By using the EDF, we make the assumption that the observed sample is a good approximation of the actual population from which the sample was generated. It effectively treats the observed sample as a representation of the entire dataset.

The bootstrap sample mean is a way to estimate the average of a bootstrapped dataset. In bootstrap sampling, we repeatedly resample data with replacement.

• For instance, to find the probability that the bootstrap sample mean equals 1, all elements in the sample must be 1.
• Because each element in the dataset has a \( \frac{1}{4} \) chance of being picked, the probability that every selected value is 1 is \( \left( \frac{1}{4} \right)^4 \) or \( \frac{1}{256} \).

Calculating the bootstrap sample mean helps us understand the variability of our data. This technique is useful in real-world scenarios where we want to estimate the distribution of the sample means without making heavy assumptions about the population distribution.

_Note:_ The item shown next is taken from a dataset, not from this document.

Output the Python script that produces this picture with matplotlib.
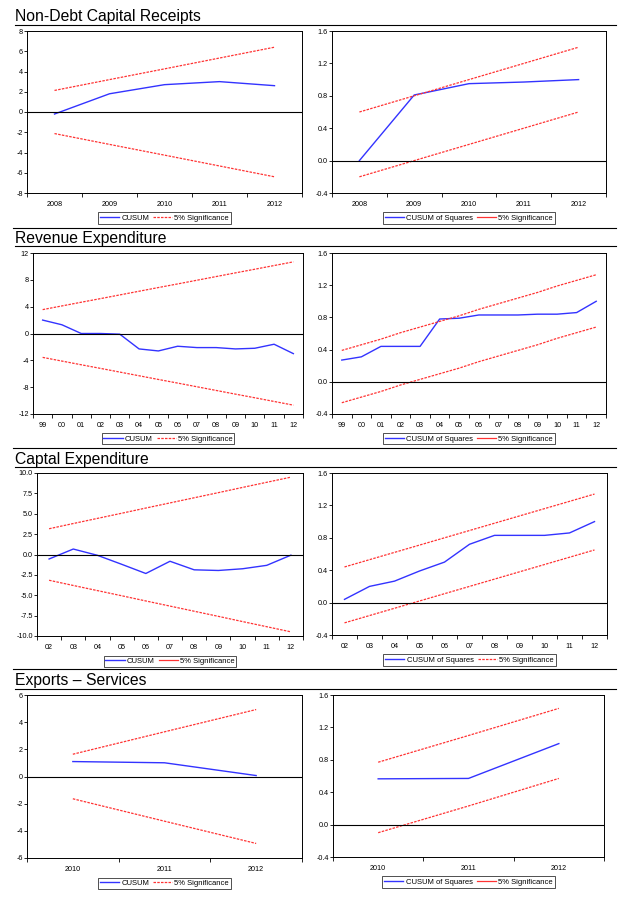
import numpy as np
import matplotlib
matplotlib.use("Agg")
import matplotlib.pyplot as plt
from matplotlib.lines import Line2D

plt.rcParams['font.family'] = ['Liberation Sans', 'DejaVu Sans']

W, H = 625, 906

# ---- data ----
ndcr_years = ['2008', '2009', '2010', '2011', '2012']
ndcr_cusum = [-0.2, 1.8, 2.7, 3.0, 2.6]
ndcr_cusum_up = [2.13, 3.2, 4.26, 5.33, 6.4]
ndcr_cusum_lo = [-2.13, -3.2, -4.26, -5.33, -6.4]
ndcr_sq = [0.0, 0.81, 0.95, 0.97, 1.0]
ndcr_sq_up = [0.6, 0.8, 1.0, 1.2, 1.4]
ndcr_sq_lo = [-0.2, 0.0, 0.2, 0.4, 0.6]

rev_years = ['99', '00', '01', '02', '03', '04', '05', '06', '07', '08', '09', '10', '11', '12']
rev_cusum = [2.0, 1.3, 0.0, 0.0, -0.1, -2.3, -2.6, -1.9, -2.1, -2.1, -2.3, -2.2, -1.6, -3.0]
rev_cusum_up = [3.56, 4.11, 4.66, 5.20, 5.75, 6.30, 6.85, 7.39, 7.94, 8.49, 9.04, 9.58, 10.13, 10.68]
rev_cusum_lo = [-3.56, -4.11, -4.66, -5.20, -5.75, -6.30, -6.85, -7.39, -7.94, -8.49, -9.04, -9.58, -10.13, -10.68]
rev_sq = [0.27, 0.31, 0.44, 0.44, 0.44, 0.78, 0.79, 0.83, 0.83, 0.83, 0.84, 0.84, 0.86, 1.0]
rev_sq_up = [0.39, 0.46, 0.53, 0.61, 0.68, 0.75, 0.82, 0.90, 0.97, 1.04, 1.11, 1.19, 1.26, 1.33]
rev_sq_lo = [-0.26, -0.19, -0.12, -0.04, 0.03, 0.10, 0.17, 0.25, 0.32, 0.39, 0.46, 0.54, 0.61, 0.68]

cap_years = ['02', '03', '04', '05', '06', '07', '08', '09', '10', '11', '12']
cap_cusum = [-0.55, 0.67, -0.1, -1.2, -2.33, -0.83, -1.88, -1.96, -1.75, -1.33, -0.08]
cap_cusum_up = [3.16, 3.80, 4.43, 5.06, 5.70, 6.33, 6.96, 7.59, 8.23, 8.86, 9.49]
cap_cusum_lo = [-3.16, -3.80, -4.43, -5.06, -5.70, -6.33, -6.96, -7.59, -8.23, -8.86, -9.49]
cap_sq = [0.04, 0.2, 0.265, 0.39, 0.5, 0.72, 0.83, 0.83, 0.83, 0.86, 1.0]
cap_sq_up = [0.44, 0.53, 0.62, 0.71, 0.80, 0.89, 0.98, 1.07, 1.16, 1.25, 1.34]
cap_sq_lo = [-0.25, -0.16, -0.07, 0.02, 0.11, 0.20, 0.29, 0.38, 0.47, 0.56, 0.65]

exp_years = ['2010', '2011', '2012']
exp_cusum = [1.1, 1.01, 0.07]
exp_cusum_up = [1.64, 3.29, 4.93]
exp_cusum_lo = [-1.64, -3.29, -4.93]
exp_sq = [0.565, 0.57, 1.0]
exp_sq_up = [0.77, 1.10, 1.435]
exp_sq_lo = [-0.1, 0.23, 0.57]

titles = ['Non-Debt Capital Receipts', 'Revenue Expenditure', 'Captal Expenditure', 'Exports \u2013 Services']

BLUE = '#3333ff'
RED = '#ff3333'

fig = plt.figure(figsize=(W / 100, H / 100), dpi=100)


def box(x0, y0, x1, y1):
    return [x0 / W, 1 - y1 / H, (x1 - x0) / W, (y1 - y0) / H]


def hline(y, x0, x1):
    fig.add_artist(Line2D([x0 / W, x1 / W], [1 - y / H, 1 - y / H], color='black', lw=0.8,
                          transform=fig.transFigure))


def panel(rect, labels, line, up, lo, ylim, yticks, yfmt, name, legend_style):
    ax = fig.add_axes(rect)
    x = np.arange(len(labels))
    ax.plot(x, line, color=BLUE, lw=1.0)
    ax.plot(x, up, color=RED, lw=0.9, ls=(0, (2, 1)))
    ax.plot(x, lo, color=RED, lw=0.9, ls=(0, (2, 1)))
    ax.axhline(0, color='black', lw=0.8)
    ax.set_xlim(-0.5, len(labels) - 0.5)
    ax.set_ylim(*ylim)
    ax.set_xticks(x)
    ax.set_xticklabels(labels)
    ax.set_xticks(np.arange(-0.5, len(labels), 1), minor=True)
    ax.tick_params(axis='x', which='major', length=0, labelsize=5.2, pad=6)
    ax.tick_params(axis='x', which='minor', length=3, width=0.6, direction='out')
    ax.set_yticks(yticks)
    ax.set_yticklabels([yfmt.format(v) for v in yticks])
    ax.tick_params(axis='y', length=2, width=0.6, direction='out', labelsize=5.2, pad=1)
    for s in ax.spines.values():
        s.set_linewidth(0.7)
    handles = [Line2D([], [], color=BLUE, lw=1.0),
               Line2D([], [], color=RED, lw=0.9, ls=legend_style)]
    leg = ax.legend(handles, [name, '5% Significance'], loc='upper center',
                    bbox_to_anchor=(0.5, -0.12), ncol=2, fontsize=5.5, frameon=True,
                    fancybox=False, edgecolor='black', borderpad=0.25, handlelength=2.5,
                    columnspacing=0.5, handletextpad=0.3, borderaxespad=0)
    leg.get_frame().set_linewidth(0.6)
    return ax


dot = (0, (2, 1))

# row 1
fig.text(15 / W, 1 - 16 / H, titles[0], fontsize=11.3, va='center', ha='left')
hline(25, 15, 616)
panel(box(27, 31, 302, 193), ndcr_years, ndcr_cusum, ndcr_cusum_up, ndcr_cusum_lo,
      (-8, 8), np.arange(-8, 9, 2), '{:.0f}', 'CUSUM', dot)
panel(box(332, 31, 606, 193), ndcr_years, ndcr_sq, ndcr_sq_up, ndcr_sq_lo,
      (-0.4, 1.6), np.arange(-0.4, 1.61, 0.4), '{:.1f}', 'CUSUM of Squares', '-')
hline(228, 13, 616)

# row 2
fig.text(15 / W, 1 - 238 / H, titles[1], fontsize=11.3, va='center', ha='left')
hline(246, 15, 616)
panel(box(33, 253, 303, 414), rev_years, rev_cusum, rev_cusum_up, rev_cusum_lo,
      (-12, 12), np.arange(-12, 13, 4), '{:.0f}', 'CUSUM', dot)
panel(box(332, 253, 606, 414), rev_years, rev_sq, rev_sq_up, rev_sq_lo,
      (-0.4, 1.6), np.arange(-0.4, 1.61, 0.4), '{:.1f}', 'CUSUM of Squares', '-')
hline(448, 13, 616)

# row 3
fig.text(15 / W, 1 - 459 / H, titles[2], fontsize=11.3, va='center', ha='left')
hline(467, 15, 616)
panel(box(37, 473, 303, 636), cap_years, cap_cusum, cap_cusum_up, cap_cusum_lo,
      (-10, 10), np.arange(-10, 10.1, 2.5), '{:.1f}', 'CUSUM', '-')
panel(box(332, 473, 607, 635), cap_years, cap_sq, cap_sq_up, cap_sq_lo,
      (-0.4, 1.6), np.arange(-0.4, 1.61, 0.4), '{:.1f}', 'CUSUM of Squares', dot)
hline(669, 13, 616)

# row 4
fig.text(15 / W, 1 - 680 / H, titles[3], fontsize=11.3, va='center', ha='left')
hline(689, 15, 616)
panel(box(27, 695, 302, 858), exp_years, exp_cusum, exp_cusum_up, exp_cusum_lo,
      (-6, 6), np.arange(-6, 7, 2), '{:.0f}', 'CUSUM', dot)
panel(box(333, 695, 604, 857), exp_years, exp_sq, exp_sq_up, exp_sq_lo,
      (-0.4, 1.6), np.arange(-0.4, 1.61, 0.4), '{:.1f}', 'CUSUM of Squares', '-')

fig.savefig('out.png', dpi=100)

The term bootstrap maximum refers to the largest value in a bootstrapped dataset derived from an empirical distribution. To determine the probability that the maximum of the sample is 6, you must consider that at least one of the draws is a 6.

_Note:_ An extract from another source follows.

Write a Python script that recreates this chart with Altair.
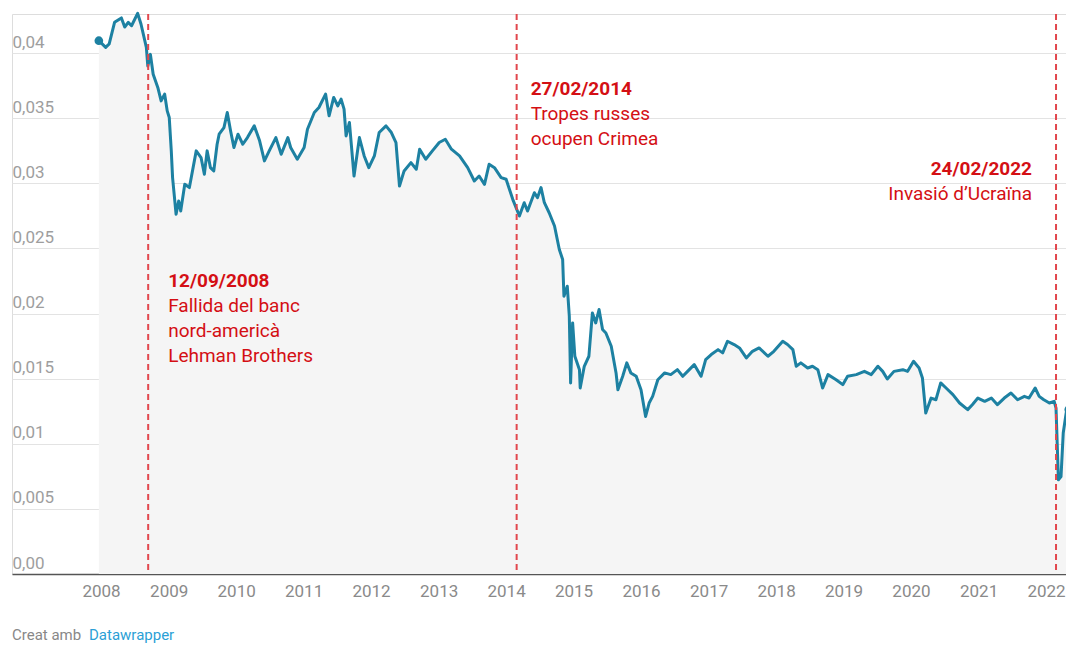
import altair as alt
import pandas as pd

# ---- data ----
dates = [
    "2007-12-20", "2008-01-26", "2008-02-14", "2008-03-14", "2008-04-20", "2008-05-08",
    "2008-05-27", "2008-06-14", "2008-07-17", "2008-08-04", "2008-09-02", "2008-09-10",
    "2008-09-24", "2008-10-09", "2008-11-03", "2008-11-21", "2008-12-10", "2008-12-24",
    "2009-01-04", "2009-01-15", "2009-01-22", "2009-02-10", "2009-02-24", "2009-03-07",
    "2009-03-29", "2009-04-23", "2009-05-30", "2009-06-25", "2009-07-13", "2009-07-28",
    "2009-08-15", "2009-09-02", "2009-09-20", "2009-10-01", "2009-10-27", "2009-11-14",
    "2009-12-02", "2009-12-20", "2010-01-11", "2010-02-06", "2010-03-03", "2010-04-09",
    "2010-05-08", "2010-06-03", "2010-06-29", "2010-08-04", "2010-09-02", "2010-10-08",
    "2010-10-23", "2010-11-28", "2011-01-04", "2011-01-22", "2011-02-28", "2011-03-25",
    "2011-04-30", "2011-05-19", "2011-06-13", "2011-07-05", "2011-07-23", "2011-08-08",
    "2011-08-19", "2011-09-06", "2011-10-01", "2011-10-30", "2011-11-25", "2011-12-20",
    "2012-01-19", "2012-02-14", "2012-03-22", "2012-04-20", "2012-05-15", "2012-06-03",
    "2012-06-28", "2012-08-04", "2012-09-02", "2012-09-20", "2012-10-23", "2012-11-28",
    "2013-01-04", "2013-02-06", "2013-03-11", "2013-04-24", "2013-06-07", "2013-07-13",
    "2013-08-08", "2013-09-06", "2013-10-01", "2013-10-30", "2013-12-05", "2014-01-01",
    "2014-02-06", "2014-03-14", "2014-04-09", "2014-04-27", "2014-06-03", "2014-06-20",
    "2014-07-09", "2014-07-27", "2014-08-22", "2014-09-20", "2014-10-16", "2014-11-03",
    "2014-11-10", "2014-11-28", "2014-12-09", "2014-12-16", "2014-12-27", "2015-01-08",
    "2015-02-02", "2015-02-06", "2015-02-28", "2015-03-25", "2015-04-13", "2015-05-01",
    "2015-05-19", "2015-06-07", "2015-06-25", "2015-07-24", "2015-08-19", "2015-08-29",
    "2015-09-24", "2015-10-16", "2015-11-07", "2015-12-06", "2016-01-01", "2016-01-26",
    "2016-02-14", "2016-03-04", "2016-04-01", "2016-05-08", "2016-06-10", "2016-07-16",
    "2016-08-14", "2016-09-09", "2016-10-15", "2016-11-21", "2016-12-16", "2017-01-15",
    "2017-02-21", "2017-03-18", "2017-04-13", "2017-05-19", "2017-06-17", "2017-07-24",
    "2017-08-26", "2017-10-01", "2017-11-18", "2017-12-20", "2018-02-06", "2018-03-04",
    "2018-04-02", "2018-04-20", "2018-05-15", "2018-06-21", "2018-07-17", "2018-08-15",
    "2018-09-10", "2018-10-09", "2018-11-22", "2018-12-28", "2019-01-23", "2019-03-11",
    "2019-04-24", "2019-05-31", "2019-07-06", "2019-08-01", "2019-08-26", "2019-10-01",
    "2019-11-18", "2019-12-14", "2020-01-15", "2020-02-14", "2020-03-03", "2020-03-21",
    "2020-04-19", "2020-05-15", "2020-06-10", "2020-07-09", "2020-08-15", "2020-09-20",
    "2020-11-03", "2020-11-28", "2020-12-28", "2021-02-03", "2021-03-11", "2021-04-13",
    "2021-05-20", "2021-06-25", "2021-07-31", "2021-09-06", "2021-10-01", "2021-11-03",
    "2021-11-25", "2021-12-20", "2022-01-19", "2022-02-14", "2022-02-24", "2022-03-09",
    "2022-03-23", "2022-04-04", "2022-04-20", "2022-05-04",
]
values = [
    0.04095, 0.04044, 0.0407, 0.04236, 0.0427, 0.0420,
    0.04236, 0.0421, 0.04305, 0.04223, 0.04044, 0.0390,
    0.0399, 0.03838, 0.03736, 0.03633, 0.03685, 0.03556,
    0.03505, 0.03249, 0.03044, 0.02762, 0.02864, 0.02787,
    0.02992, 0.02967, 0.03249, 0.03198, 0.03069, 0.03249,
    0.0312, 0.03095, 0.033, 0.03377, 0.03428, 0.03544,
    0.03402, 0.03275, 0.03377, 0.033, 0.03351, 0.03441,
    0.03326, 0.03172, 0.03249, 0.03351, 0.03223, 0.03351,
    0.03275, 0.03185, 0.03275, 0.03415, 0.03544, 0.03582,
    0.03685, 0.03518, 0.03659, 0.03595, 0.03646, 0.03569,
    0.03364, 0.03467, 0.03056, 0.03351, 0.0321, 0.0312,
    0.0321, 0.0339, 0.03441, 0.0339, 0.03313, 0.02979,
    0.03095, 0.03159, 0.03108, 0.03262, 0.03185, 0.03249,
    0.03313, 0.03338, 0.03262, 0.0321, 0.0312, 0.03018,
    0.03056, 0.02992, 0.03146, 0.0312, 0.03044, 0.03031,
    0.02877, 0.02749, 0.02851, 0.02787, 0.02928, 0.0289,
    0.02967, 0.02851, 0.02774, 0.02672, 0.02492, 0.02415,
    0.02133, 0.0221, 0.01979, 0.01467, 0.01928, 0.01672,
    0.01569, 0.01428, 0.01595, 0.01672, 0.02005, 0.01928,
    0.02031, 0.01877, 0.01851, 0.01749, 0.01544, 0.01415,
    0.01518, 0.01621, 0.01544, 0.01518, 0.01415, 0.0121,
    0.01313, 0.01364, 0.01492, 0.01544, 0.01531, 0.01569,
    0.01518, 0.01556, 0.01608, 0.01518, 0.01646, 0.01685,
    0.01723, 0.01698, 0.01787, 0.01762, 0.01736, 0.01659,
    0.0171, 0.01736, 0.01672, 0.0171, 0.01787, 0.01762,
    0.01723, 0.01595, 0.01621, 0.01582, 0.01595, 0.01569,
    0.01428, 0.01531, 0.01492, 0.01454, 0.01518, 0.01531,
    0.01556, 0.01531, 0.01595, 0.01556, 0.01497, 0.01556,
    0.01569, 0.01556, 0.01633, 0.01582, 0.01505, 0.01236,
    0.01351, 0.01338, 0.01467, 0.01428, 0.01377, 0.01313,
    0.01262, 0.013, 0.01351, 0.01326, 0.01351, 0.013,
    0.01351, 0.0139, 0.01338, 0.01364, 0.01351, 0.01428,
    0.01364, 0.01338, 0.01313, 0.01326, 0.01274, 0.00723,
    0.00748, 0.01082, 0.01236, 0.01262,
]

event_dates = ["2008-09-12", "2014-02-27", "2022-02-24"]
event_titles = ["12/09/2008", "27/02/2014", "24/02/2022"]
event_texts = [
    "Fallida del banc\nnord-americà\nLehman Brothers",
    "Tropes russes\nocupen Crimea",
    "Invasió d’Ucraïna",
]
event_label_values = [0.022, 0.0368, 0.0306]

y_ticks = [0, 0.005, 0.01, 0.015, 0.02, 0.025, 0.03, 0.035, 0.04]
years = list(range(2008, 2023))

footer_texts = ["Creat amb", "Datawrapper"]

# ---- styling ----
W, H = 1054, 560
PAD = {"left": 4, "top": 6, "right": 0, "bottom": 69}
LINE_COLOR = "#1d81a2"
RED_TEXT = "#d40f14"
RED_RULE = "#e2474d"
FONT = "Roboto"

df = pd.DataFrame({"date": dates, "value": values})
ends = df.iloc[[0, len(df) - 1]]
events = pd.DataFrame({
    "date": event_dates,
    "title": event_titles,
    "text": event_texts,
    "lv": event_label_values,
})

x_scale = alt.Scale(domain=[alt.DateTime(year=2006, month=9, date=6, utc=True),
                            alt.DateTime(year=2022, month=4, date=19, utc=True)])
y_scale = alt.Scale(domain=[0, 0.043], nice=False)

x_axis = alt.Axis(
    values=[alt.DateTime(year=y, month=1, date=1, utc=True) for y in years],
    labelExpr="utcFormat(datum.value, '%Y')",
    grid=False, ticks=False, labelFlush=False,
    domainColor="#555555", domainWidth=1.6,
    labelColor="#8a8a8a", labelFont=FONT, labelFontSize=17, labelPadding=9,
    title=None,
)
y_axis = alt.Axis(
    values=y_ticks,
    labelExpr="datum.value == 0 ? '0,00' : replace(toString(round(datum.value*1000)/1000), '.', ',')",
    labelAlign="left", labelBaseline="alphabetic", labelOffset=-6, labelPadding=0,
    ticks=False, domain=False, grid=True, gridColor="#e3e3e3", gridWidth=1,
    labelColor="#9e9e9e", labelFont=FONT, labelFontSize=17, title=None,
)

base = alt.Chart(df)
XS = alt.X("date:T", scale=x_scale)
YS = alt.Y("value:Q", scale=y_scale)

area = base.mark_area(color="#f5f5f5").encode(
    x=alt.X("date:T", scale=x_scale, axis=x_axis),
    y=alt.Y("value:Q", scale=y_scale, axis=y_axis),
)
line = base.mark_line(color=LINE_COLOR, strokeWidth=3, strokeJoin="round").encode(x=XS, y=YS)
dots = alt.Chart(ends).mark_circle(color=LINE_COLOR, size=75, opacity=1).encode(x=XS, y=YS)
rules = alt.Chart(events).mark_rule(color=RED_RULE, strokeWidth=2, strokeDash=[6, 4]).encode(x=XS)

ann_style = [
    {"dx": 20, "align": "left"},
    {"dx": 14, "align": "left"},
    {"dx": -24, "align": "right"},
]
ann_layers = []
for i, st in enumerate(ann_style):
    sub = alt.Chart(events.iloc[[i]])
    enc = dict(x=XS, y=alt.Y("lv:Q", scale=y_scale))
    ann_layers.append(
        sub.mark_text(align=st["align"], baseline="alphabetic", dx=st["dx"], font=FONT,
                      fontSize=19, fontWeight="bold", color=RED_TEXT).encode(text="title:N", **enc)
    )
    ann_layers.append(
        sub.mark_text(align=st["align"], baseline="alphabetic", dx=st["dx"], dy=25, font=FONT,
                      fontSize=19, lineHeight=25, lineBreak="\n", color=RED_TEXT).encode(text="text:N", **enc)
    )

footer1 = alt.Chart(pd.DataFrame({"t": [footer_texts[0]]})).mark_text(
    align="left", baseline="alphabetic", font=FONT, fontSize=15, color="#888888"
).encode(x=alt.value(0), y=alt.value(H + 66), text="t:N")
footer2 = alt.Chart(pd.DataFrame({"t": [footer_texts[1]]})).mark_text(
    align="left", baseline="alphabetic", font=FONT, fontSize=15, color="#2b9fd6"
).encode(x=alt.value(77), y=alt.value(H + 66), text="t:N")

chart = alt.layer(area, line, rules, dots, *ann_layers, footer1, footer2).properties(
    width=W, height=H,
    padding=PAD,
    autosize=alt.AutoSizeParams(type="none"),
).configure_view(stroke=None).configure(background="white")

chart.save("out.html", embed_options={"renderer": "svg", "actions": False})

• The probability that a particular draw does not result in a 6 is \( \frac{3}{4} \), because there are three other numbers (1, 3, 4).
• The probability that none of the four draws results in a 6 is \( \left( \frac{3}{4} \right)^4 \).
• Thus, to find the probability that at least one is 6, we calculate \( 1 - \left( \frac{3}{4} \right)^4 \), which equals \( \frac{175}{256} \).

In bootstrap analysis, understanding the maximum value is important because it can impact the interpretation of your data's range and variability.

Binomial probability comes into play when you want to determine the chances of a particular number of successes in a sequence of independent experiments. In our example, we look at the probability of having exactly two elements in a bootstrap sample that are less than 2.

• The only element less than 2 in the dataset is 1, and its probability is \( \frac{1}{4} \).
• To compute the probability of exactly two ones being selected, we use the binomial coefficient: \( \binom{4}{2} \), which counts how many ways we can choose 2 successes out of 4 trials.
• The full probability calculation is \( \binom{4}{2} \left( \frac{1}{4} \right)^2 \left( \frac{3}{4} \right)^2 \), giving us \( \frac{27}{128} \).

This calculation is crucial in statistics because it provides the likelihood of observing a specific combination of outcomes, which supports decision-making and predictions based on data.